2.4. Phreatic karst zone
During the karst period, the Phreatic karst zone was located below the underground water table, and the water source was mainly formation water (CO2 capacity balance, poor corrosion) mixed with a small amount of meteoric water. The water flow mainly flowed slowly along the bedding or fissures, and weak karstification, forming a small amount of corrosion vugs or fissures along the bedding. Because of its slow water flow and a weak enclosed environment, the corrosion fissures were mostly filled with gray-green mud. Compared with the runoff karst zone, the phreatic karst zone has greatly weakened in fracture-cavity development, and it is easy to distinguish. For example, the 9th core from Well T403 showed that the Ordovician limestone (arenaceous limestone) was drilled at the depth of 5562.1 m, and the logging response characteristics also returned to the background value. The 10th core showed that only some structural fractures are developed in the arenaceous limestone with almost no signs of corrosion expansion, but bedding corrosion fissures filled with gray-green muddy are found (Fig. 2g). In addition, it can also be seen from the IMP attribute profile that below 3.51 s, the karst fracture-caves response bodies are basically not developed. Based on this, it can be determined that the top boundary of the phreatic karst zone is at 5562.1 m (the bottom boundary of the runoff karst zone). The bottom boundary of the phreatic karst zone is usually insoluble and non-permeable rock formations[2, 5, 14]. However, in Tahe Oilfield, for the platform facies thick massive limestone strata (Middle-Lower Ordovician) with developed faults, the bottom boundary of the phreatic karst zone may be very deep.

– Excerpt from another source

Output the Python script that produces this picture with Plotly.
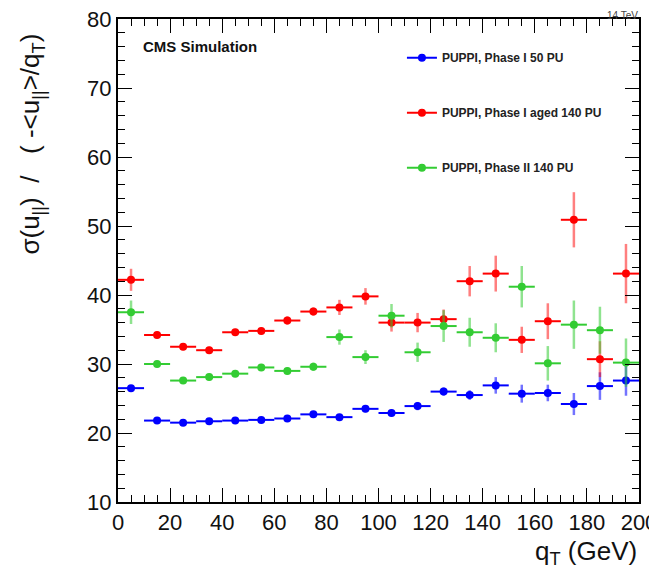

To sum up, in the epikarst zone, quasi-continuous small and medium-sized fractured-vugs are well developed. The vadose karst zone is characterized by the development of isolated vertical fracture-caves belts, and the runoff karst zone is characterized by the development of a large underground river caves. The phreatic karst zone is characterized by the development of only a few bedding corrosion fissures. These karst fracture-cave combinations, fillings, and geological-geophysical response characteristics can be used as important indicators to identify and classify different karst zones in karst periods (Table 1).
Table 1 Identification marks of fracture-caves in different karst zones of Ordovician in Tahe area.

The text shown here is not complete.